The colliery was opened by a tunnel driven 250 feet south to the North Dip Mammoth Vein by Lewis P. Brock & Company in 1854. That company mined the tunnel for 2,000 feet when the breasts became too short for profitable mining. The first shipment of 5,572 tons was made in 1855.
In 1856, miners sank the slope 360 feet below the water-level gangway to the first level and, in 1857, the company was sold out by the sheriff.
In 1857, George S. Repplier and John Moody purchased the colliery at the sheriff sale and operated it until 1860, when they were sold out by the sheriff.
The Union Coal Company bought the colliery and continued mining the first level to 1864, when it failed. It was succeeded by the Mutual Coal Company, which mined the first level to 1869, when the level had been mined 4,200 feet to its boundaries.
In 1869, Patterson & Eltringham extended the slope 300 feet to the second or bottom level, a total length of 800 feet from the surface. That company mined the new level until 1871, when it failed.
In 1871, Gen. J. K. Siegfried and Stephen Harris leased the colliery and began making extensive improvements. They sank two slopes on the North Slope and the other a pump and tender slope. The hoisting slope was sunk 690 feet to the second level of the old slope. The tender slope was sunk 726 feet to the same level.

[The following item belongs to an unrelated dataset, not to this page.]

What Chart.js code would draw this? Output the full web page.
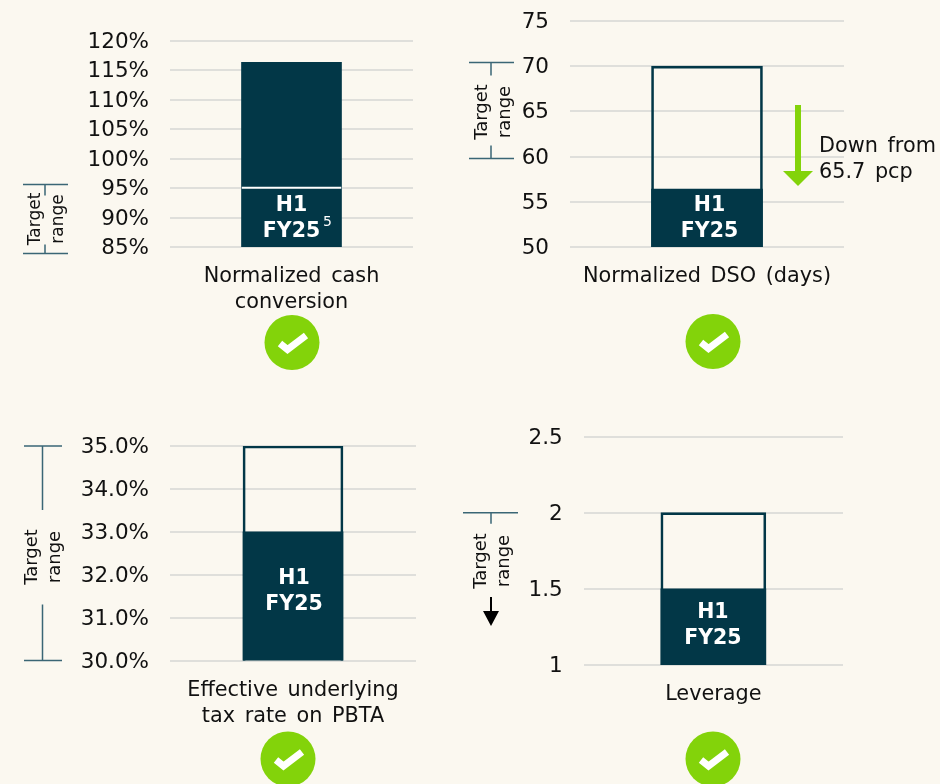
<!DOCTYPE html>
<html>
<head>
<meta charset="utf-8">
<script src="https://cdn.jsdelivr.net/npm/chart.js@4"></script>
<style>
    html, body { margin: 0; padding: 0; background: #fbf8f0; }
    body { width: 940px; height: 784px; position: relative; overflow: hidden; }
    canvas { position: absolute; }
</style>
</head>
<body>
<canvas id="cashChart" width="440" height="392" style="left:0;top:0"></canvas>
<canvas id="dsoChart" width="500" height="412" style="left:440px;top:-20px"></canvas>
<canvas id="taxChart" width="440" height="392" style="left:0;top:392px"></canvas>
<canvas id="leverageChart" width="500" height="392" style="left:440px;top:392px"></canvas>
<script>
/* global Chart */
const cashLabels = [["Normalized cash", "conversion"]];
const cashTicks = ["85%", "90%", "95%", "100%", "105%", "110%", "115%", "120%"];
const cashActual = [116.3];
const cashTarget = [95.2];
const cashBracket = [83.9, 95.6];

const dsoLabels = ["Normalized DSO (days)"];
const dsoTicks = ["50", "55", "60", "65", "70", "75"];
const dsoActual = [56.4];
const dsoTarget = [70];
const dsoBracket = [59.8, 70.4];

const taxLabels = [["Effective underlying", "tax rate on PBTA"]];
const taxTicks = ["30.0%", "31.0%", "32.0%", "33.0%", "34.0%", "35.0%"];
const taxActual = [33];
const taxTarget = [35];
const taxBracket = [30, 35];

const leverageLabels = ["Leverage"];
const leverageTicks = ["1", "1.5", "2", "2.5"];
const leverageActual = [1.5];
const leverageTarget = [2];
const leverageBracket = [1, 2];

const DARK = "#023747";
const LINE = "#3a6675";
const GREEN = "#83d30a";
const GRID = "#dfdfdb";
const INK = "#111111";
const FONT = "'DejaVu Sans'";

function drawArrow(ctx, x, y0, y1, shaft, headW, headH, color) {
    ctx.fillStyle = color;
    ctx.fillRect(x - shaft / 2, y0, shaft, y1 - y0);
    ctx.beginPath();
    ctx.moveTo(x - headW / 2, y1);
    ctx.lineTo(x + headW / 2, y1);
    ctx.lineTo(x, y1 + headH);
    ctx.closePath();
    ctx.fill();
}

function drawCheck(ctx, x, y) {
    ctx.fillStyle = GREEN;
    ctx.beginPath();
    ctx.arc(x, y, 27.5, 0, Math.PI * 2);
    ctx.fill();
    ctx.strokeStyle = "#ffffff";
    ctx.lineWidth = 7;
    ctx.lineCap = "butt";
    ctx.lineJoin = "miter";
    ctx.beginPath();
    ctx.moveTo(x - 12, y + 1);
    ctx.lineTo(x - 4.5, y + 7);
    ctx.lineTo(x + 14, y - 7);
    ctx.stroke();
}

function makePanel(id, cfg) {
    const el = document.getElementById(id);
    const offX = el.offsetLeft, offY = el.offsetTop;

    const extras = {
        id: "extras",
        beforeDraw(chart) {
            chart.ctx.wordSpacing = "3px";
        },
        afterDraw(chart) {
            const ctx = chart.ctx;
            const y = chart.scales.y;
            const bar = chart.getDatasetMeta(0).data[0];
            ctx.save();
            ctx.translate(-offX, -offY);

            // label inside the bar
            const labelY = y.getPixelForValue(cfg.labelAt) + offY + 1.5;
            const labelX = bar.x + offX + cfg.labelShift;
            ctx.fillStyle = "#ffffff";
            ctx.font = `bold 20.5px ${FONT}`;
            ctx.textAlign = "center";
            ctx.textBaseline = "middle";
            ctx.fillText("H1", labelX, labelY - 13);
            ctx.fillText("FY25", labelX, labelY + 13);
            if (cfg.footnote) {
                ctx.font = `14px ${FONT}`;
                ctx.fillText(cfg.footnote, labelX + 36, labelY + 3);
            }

            // target range bracket
            const topY = y.getPixelForValue(cfg.bracket[1]) + offY;
            const botY = y.getPixelForValue(cfg.bracket[0]) + offY;
            const b = cfg.bracketX;
            ctx.strokeStyle = LINE;
            ctx.lineWidth = 1.5;
            ctx.beginPath();
            ctx.moveTo(b[0], topY);
            ctx.lineTo(b[2], topY);
            ctx.moveTo(b[1], topY);
            ctx.lineTo(b[1], topY + cfg.stubs[0]);
            if (cfg.stubs[1]) {
                ctx.moveTo(b[0], botY);
                ctx.lineTo(b[2], botY);
                ctx.moveTo(b[1], botY);
                ctx.lineTo(b[1], botY - cfg.stubs[1]);
            }
            ctx.stroke();

            // rotated target range caption
            ctx.fillStyle = INK;
            ctx.font = `${cfg.captionSize}px ${FONT}`;
            [["Target", cfg.caption[0]], ["range", cfg.caption[1]]].forEach(([t, cx]) => {
                ctx.save();
                ctx.translate(cx, cfg.caption[2]);
                ctx.rotate(-Math.PI / 2);
                ctx.fillText(t, 0, 0);
                ctx.restore();
            });

            if (cfg.extra) cfg.extra(ctx);
            drawCheck(ctx, cfg.check[0], cfg.check[1]);
            ctx.restore();
        }
    };

    return new Chart(el, {
        type: "bar",
        data: {
            labels: cfg.labels,
            datasets: [
                {
                    label: "Target",
                    data: cfg.target,
                    grouped: false,
                    order: 1,
                    backgroundColor: "rgba(0,0,0,0)",
                    borderColor: cfg.targetColor,
                    borderWidth: cfg.targetBorder,
                    borderSkipped: false,
                    barThickness: cfg.barWidth
                },
                {
                    label: "H1 FY25",
                    data: cfg.actual,
                    grouped: false,
                    order: 2,
                    backgroundColor: DARK,
                    borderWidth: 0,
                    barThickness: cfg.barWidth
                }
            ]
        },
        options: {
            responsive: false,
            animation: false,
            layout: { padding: { left: 0, right: cfg.pad[1], top: cfg.pad[0], bottom: 0 } },
            plugins: { legend: { display: false }, tooltip: { enabled: false } },
            scales: {
                x: {
                    grid: { display: false, drawTicks: false },
                    border: { display: false },
                    afterFit: s => { s.height = cfg.xHeight; },
                    ticks: {
                        padding: 17,
                        maxRotation: 0,
                        color: INK,
                        font: { family: FONT, size: 20.8, lineHeight: 1.25 }
                    }
                },
                y: {
                    min: cfg.min,
                    max: cfg.max,
                    grid: { color: GRID, lineWidth: 2, drawTicks: false },
                    border: { display: false },
                    afterFit: s => { s.width = cfg.yWidth; },
                    ticks: {
                        stepSize: cfg.step,
                        padding: 21,
                        labelOffset: 1.5,
                        color: INK,
                        font: { family: FONT, size: 21.5 },
                        callback: (v, i) => cfg.ticks[i]
                    }
                }
            }
        },
        plugins: [extras]
    });
}

makePanel("cashChart", {
    labels: cashLabels, ticks: cashTicks, actual: cashActual, target: cashTarget,
    min: 85, max: 120, step: 5, barWidth: 100,
    pad: [40.5, 27], yWidth: 170, xHeight: 145,
    targetColor: "#ffffff", targetBorder: { top: 1.5, left: 0, right: 0, bottom: 0 },
    labelAt: 90, labelShift: 0, footnote: "5",
    bracket: cashBracket, bracketX: [23, 45, 68], stubs: [11, 9],
    caption: [36, 59, 219], captionSize: 17, check: [292, 342.5]
});

makePanel("dsoChart", {
    labels: dsoLabels, ticks: dsoTicks, actual: dsoActual, target: dsoTarget,
    min: 50, max: 75, step: 5, barWidth: 111,
    pad: [41, 96], yWidth: 130, xHeight: 145,
    targetColor: DARK, targetBorder: 2,
    labelAt: 53.25, labelShift: 2.5,
    bracket: dsoBracket, bracketX: [469, 491, 514], stubs: [13, 13],
    caption: [482, 505, 112], captionSize: 18, check: [713, 341.5],
    extra(ctx) {
        drawArrow(ctx, 798, 105, 171, 6, 30, 15, GREEN);
        ctx.fillStyle = INK;
        ctx.font = `20.8px ${FONT}`;
        ctx.textAlign = "left";
        ctx.fillText("Down from", 819, 147);
        ctx.fillText("65.7 pcp", 819, 173);
    }
});

makePanel("taxChart", {
    labels: taxLabels, ticks: taxTicks, actual: taxActual, target: taxTarget,
    min: 30, max: 35, step: 1, barWidth: 100,
    pad: [54, 24], yWidth: 170, xHeight: 123.5,
    targetColor: DARK, targetBorder: 2,
    labelAt: 31.65, labelShift: 1,
    bracket: taxBracket, bracketX: [24, 42.5, 62], stubs: [64, 56],
    caption: [32, 55, 557], captionSize: 18, check: [288, 759]
});

makePanel("leverageChart", {
    labels: leverageLabels, ticks: leverageTicks, actual: leverageActual, target: leverageTarget,
    min: 1, max: 2.5, step: 0.5, barWidth: 105,
    pad: [44.5, 97], yWidth: 143.7, xHeight: 119,
    targetColor: DARK, targetBorder: 2,
    labelAt: 1.27, labelShift: -0.5,
    bracket: leverageBracket, bracketX: [463, 491, 518], stubs: [11, 0],
    caption: [481, 504, 561], captionSize: 18, check: [713, 759],
    extra(ctx) {
        drawArrow(ctx, 491, 597, 611, 2, 16, 15, "#000000");
    }
});
</script>
</body>
</html>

The colliery was then connected with the old workings of the Pioneer Colliery, and miners began pumping water to the surface from both collieries.
In 1873, the Philadelphia & Reading Coal & Iron Company began operating the combined collieries with the Tunnel Colliery gangway passing into the Pioneer Colliery, working on a lower level and continuing mining to its boundaries.
In 1879, miners extended the hoisting and pump slope 310 feet to the third level, a total length of 1,000 feet, connecting with the Mammoth Vein by a tunnel 230 feet south.
In 1891, the colliery was abandoned as exhausted. The Philadelphia & Reading Coal & Iron Company drove two water-level tunnels 1,170 feet each in 1925 and 1926 at different elevations to recover the unmined coal left by former operations. It continued to mine the veins until about May 1929 to their exhaustion.
The total shipments from Tunnel Colliery were 1,717,691 tons.